■ **Your instructions**
All of the data below should be written out exactly.

■ **Information supplied**
BEGIN

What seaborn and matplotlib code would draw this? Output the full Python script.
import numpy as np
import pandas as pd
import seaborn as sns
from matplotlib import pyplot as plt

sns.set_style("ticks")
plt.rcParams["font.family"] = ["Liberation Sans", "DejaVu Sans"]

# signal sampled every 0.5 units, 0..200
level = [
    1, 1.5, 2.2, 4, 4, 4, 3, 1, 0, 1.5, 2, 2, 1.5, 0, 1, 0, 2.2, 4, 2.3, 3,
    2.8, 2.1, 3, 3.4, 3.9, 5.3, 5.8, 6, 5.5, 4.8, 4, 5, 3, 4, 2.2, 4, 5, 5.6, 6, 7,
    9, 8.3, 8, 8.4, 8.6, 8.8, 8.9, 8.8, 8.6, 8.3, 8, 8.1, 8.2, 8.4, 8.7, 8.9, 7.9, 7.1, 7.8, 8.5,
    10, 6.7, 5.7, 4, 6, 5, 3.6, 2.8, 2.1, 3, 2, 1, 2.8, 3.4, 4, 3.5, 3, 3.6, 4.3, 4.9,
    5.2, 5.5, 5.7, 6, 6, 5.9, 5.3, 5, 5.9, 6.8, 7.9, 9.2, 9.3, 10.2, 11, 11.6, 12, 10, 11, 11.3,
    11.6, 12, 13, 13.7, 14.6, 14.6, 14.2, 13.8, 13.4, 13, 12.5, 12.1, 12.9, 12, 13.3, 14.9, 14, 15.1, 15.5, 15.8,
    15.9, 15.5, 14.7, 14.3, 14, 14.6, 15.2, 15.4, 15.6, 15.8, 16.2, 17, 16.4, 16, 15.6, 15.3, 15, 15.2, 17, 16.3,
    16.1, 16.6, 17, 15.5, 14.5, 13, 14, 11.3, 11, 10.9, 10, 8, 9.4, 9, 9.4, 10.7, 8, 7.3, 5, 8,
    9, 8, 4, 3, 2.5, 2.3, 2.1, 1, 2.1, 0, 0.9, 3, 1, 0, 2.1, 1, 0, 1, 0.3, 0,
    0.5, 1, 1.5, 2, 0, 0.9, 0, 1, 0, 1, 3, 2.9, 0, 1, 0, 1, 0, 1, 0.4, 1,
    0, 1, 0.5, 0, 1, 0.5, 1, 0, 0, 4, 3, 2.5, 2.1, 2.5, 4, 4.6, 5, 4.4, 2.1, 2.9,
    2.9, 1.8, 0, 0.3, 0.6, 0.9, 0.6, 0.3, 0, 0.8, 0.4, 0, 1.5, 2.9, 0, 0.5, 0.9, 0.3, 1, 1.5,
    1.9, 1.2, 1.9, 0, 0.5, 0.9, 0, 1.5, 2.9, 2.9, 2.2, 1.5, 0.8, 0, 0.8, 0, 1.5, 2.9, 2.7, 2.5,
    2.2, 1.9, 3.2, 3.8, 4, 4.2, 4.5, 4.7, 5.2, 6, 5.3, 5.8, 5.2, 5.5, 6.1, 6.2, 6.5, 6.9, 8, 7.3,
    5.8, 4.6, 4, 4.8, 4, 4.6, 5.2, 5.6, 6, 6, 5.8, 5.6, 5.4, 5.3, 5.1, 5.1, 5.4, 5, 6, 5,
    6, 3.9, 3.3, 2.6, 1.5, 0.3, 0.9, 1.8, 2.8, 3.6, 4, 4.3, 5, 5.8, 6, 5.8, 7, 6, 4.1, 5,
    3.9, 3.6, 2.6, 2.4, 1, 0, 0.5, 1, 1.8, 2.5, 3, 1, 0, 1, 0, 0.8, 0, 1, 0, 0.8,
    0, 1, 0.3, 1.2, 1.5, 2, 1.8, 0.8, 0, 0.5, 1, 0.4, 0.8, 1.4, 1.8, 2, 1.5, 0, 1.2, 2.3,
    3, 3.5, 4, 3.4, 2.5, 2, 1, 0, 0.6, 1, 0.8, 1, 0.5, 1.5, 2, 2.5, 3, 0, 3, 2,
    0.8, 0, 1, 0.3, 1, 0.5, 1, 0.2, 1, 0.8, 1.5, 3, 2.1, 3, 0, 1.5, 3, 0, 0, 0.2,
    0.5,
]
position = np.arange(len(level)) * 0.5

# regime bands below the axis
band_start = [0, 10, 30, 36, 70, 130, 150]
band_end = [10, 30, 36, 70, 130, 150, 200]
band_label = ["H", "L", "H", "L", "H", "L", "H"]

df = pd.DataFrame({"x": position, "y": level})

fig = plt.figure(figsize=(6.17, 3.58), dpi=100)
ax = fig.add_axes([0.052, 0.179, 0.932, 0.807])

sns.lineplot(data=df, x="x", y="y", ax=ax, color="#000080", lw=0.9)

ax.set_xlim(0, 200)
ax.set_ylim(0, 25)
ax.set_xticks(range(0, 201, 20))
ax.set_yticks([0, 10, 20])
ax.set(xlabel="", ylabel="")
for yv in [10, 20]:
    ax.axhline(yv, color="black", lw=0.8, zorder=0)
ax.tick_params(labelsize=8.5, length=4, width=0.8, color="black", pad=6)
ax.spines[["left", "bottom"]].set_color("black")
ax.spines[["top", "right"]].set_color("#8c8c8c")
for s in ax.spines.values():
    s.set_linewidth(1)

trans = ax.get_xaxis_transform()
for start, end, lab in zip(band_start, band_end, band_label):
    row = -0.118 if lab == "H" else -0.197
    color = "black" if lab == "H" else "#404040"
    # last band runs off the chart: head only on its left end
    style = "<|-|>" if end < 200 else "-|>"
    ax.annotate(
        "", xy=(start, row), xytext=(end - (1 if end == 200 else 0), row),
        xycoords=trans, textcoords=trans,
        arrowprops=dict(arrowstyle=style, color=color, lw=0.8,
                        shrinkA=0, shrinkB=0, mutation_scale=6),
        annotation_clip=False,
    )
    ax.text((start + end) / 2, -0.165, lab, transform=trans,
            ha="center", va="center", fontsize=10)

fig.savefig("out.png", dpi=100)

END

■ **Answer to the exercise**
What seaborn and matplotlib code would draw this? Output the full Python script.
import numpy as np
import pandas as pd
import seaborn as sns
from matplotlib import pyplot as plt

sns.set_style("ticks")
plt.rcParams["font.family"] = ["Liberation Sans", "DejaVu Sans"]

# signal sampled every 0.5 units, 0..200
level = [
    1, 1.5, 2.2, 4, 4, 4, 3, 1, 0, 1.5, 2, 2, 1.5, 0, 1, 0, 2.2, 4, 2.3, 3,
    2.8, 2.1, 3, 3.4, 3.9, 5.3, 5.8, 6, 5.5, 4.8, 4, 5, 3, 4, 2.2, 4, 5, 5.6, 6, 7,
    9, 8.3, 8, 8.4, 8.6, 8.8, 8.9, 8.8, 8.6, 8.3, 8, 8.1, 8.2, 8.4, 8.7, 8.9, 7.9, 7.1, 7.8, 8.5,
    10, 6.7, 5.7, 4, 6, 5, 3.6, 2.8, 2.1, 3, 2, 1, 2.8, 3.4, 4, 3.5, 3, 3.6, 4.3, 4.9,
    5.2, 5.5, 5.7, 6, 6, 5.9, 5.3, 5, 5.9, 6.8, 7.9, 9.2, 9.3, 10.2, 11, 11.6, 12, 10, 11, 11.3,
    11.6, 12, 13, 13.7, 14.6, 14.6, 14.2, 13.8, 13.4, 13, 12.5, 12.1, 12.9, 12, 13.3, 14.9, 14, 15.1, 15.5, 15.8,
    15.9, 15.5, 14.7, 14.3, 14, 14.6, 15.2, 15.4, 15.6, 15.8, 16.2, 17, 16.4, 16, 15.6, 15.3, 15, 15.2, 17, 16.3,
    16.1, 16.6, 17, 15.5, 14.5, 13, 14, 11.3, 11, 10.9, 10, 8, 9.4, 9, 9.4, 10.7, 8, 7.3, 5, 8,
    9, 8, 4, 3, 2.5, 2.3, 2.1, 1, 2.1, 0, 0.9, 3, 1, 0, 2.1, 1, 0, 1, 0.3, 0,
    0.5, 1, 1.5, 2, 0, 0.9, 0, 1, 0, 1, 3, 2.9, 0, 1, 0, 1, 0, 1, 0.4, 1,
    0, 1, 0.5, 0, 1, 0.5, 1, 0, 0, 4, 3, 2.5, 2.1, 2.5, 4, 4.6, 5, 4.4, 2.1, 2.9,
    2.9, 1.8, 0, 0.3, 0.6, 0.9, 0.6, 0.3, 0, 0.8, 0.4, 0, 1.5, 2.9, 0, 0.5, 0.9, 0.3, 1, 1.5,
    1.9, 1.2, 1.9, 0, 0.5, 0.9, 0, 1.5, 2.9, 2.9, 2.2, 1.5, 0.8, 0, 0.8, 0, 1.5, 2.9, 2.7, 2.5,
    2.2, 1.9, 3.2, 3.8, 4, 4.2, 4.5, 4.7, 5.2, 6, 5.3, 5.8, 5.2, 5.5, 6.1, 6.2, 6.5, 6.9, 8, 7.3,
    5.8, 4.6, 4, 4.8, 4, 4.6, 5.2, 5.6, 6, 6, 5.8, 5.6, 5.4, 5.3, 5.1, 5.1, 5.4, 5, 6, 5,
    6, 3.9, 3.3, 2.6, 1.5, 0.3, 0.9, 1.8, 2.8, 3.6, 4, 4.3, 5, 5.8, 6, 5.8, 7, 6, 4.1, 5,
    3.9, 3.6, 2.6, 2.4, 1, 0, 0.5, 1, 1.8, 2.5, 3, 1, 0, 1, 0, 0.8, 0, 1, 0, 0.8,
    0, 1, 0.3, 1.2, 1.5, 2, 1.8, 0.8, 0, 0.5, 1, 0.4, 0.8, 1.4, 1.8, 2, 1.5, 0, 1.2, 2.3,
    3, 3.5, 4, 3.4, 2.5, 2, 1, 0, 0.6, 1, 0.8, 1, 0.5, 1.5, 2, 2.5, 3, 0, 3, 2,
    0.8, 0, 1, 0.3, 1, 0.5, 1, 0.2, 1, 0.8, 1.5, 3, 2.1, 3, 0, 1.5, 3, 0, 0, 0.2,
    0.5,
]
position = np.arange(len(level)) * 0.5

# regime bands below the axis
band_start = [0, 10, 30, 36, 70, 130, 150]
band_end = [10, 30, 36, 70, 130, 150, 200]
band_label = ["H", "L", "H", "L", "H", "L", "H"]

df = pd.DataFrame({"x": position, "y": level})

fig = plt.figure(figsize=(6.17, 3.58), dpi=100)
ax = fig.add_axes([0.052, 0.179, 0.932, 0.807])

sns.lineplot(data=df, x="x", y="y", ax=ax, color="#000080", lw=0.9)

ax.set_xlim(0, 200)
ax.set_ylim(0, 25)
ax.set_xticks(range(0, 201, 20))
ax.set_yticks([0, 10, 20])
ax.set(xlabel="", ylabel="")
for yv in [10, 20]:
    ax.axhline(yv, color="black", lw=0.8, zorder=0)
ax.tick_params(labelsize=8.5, length=4, width=0.8, color="black", pad=6)
ax.spines[["left", "bottom"]].set_color("black")
ax.spines[["top", "right"]].set_color("#8c8c8c")
for s in ax.spines.values():
    s.set_linewidth(1)

trans = ax.get_xaxis_transform()
for start, end, lab in zip(band_start, band_end, band_label):
    row = -0.118 if lab == "H" else -0.197
    color = "black" if lab == "H" else "#404040"
    # last band runs off the chart: head only on its left end
    style = "<|-|>" if end < 200 else "-|>"
    ax.annotate(
        "", xy=(start, row), xytext=(end - (1 if end == 200 else 0), row),
        xycoords=trans, textcoords=trans,
        arrowprops=dict(arrowstyle=style, color=color, lw=0.8,
                        shrinkA=0, shrinkB=0, mutation_scale=6),
        annotation_clip=False,
    )
    ax.text((start + end) / 2, -0.165, lab, transform=trans,
            ha="center", va="center", fontsize=10)

fig.savefig("out.png", dpi=100)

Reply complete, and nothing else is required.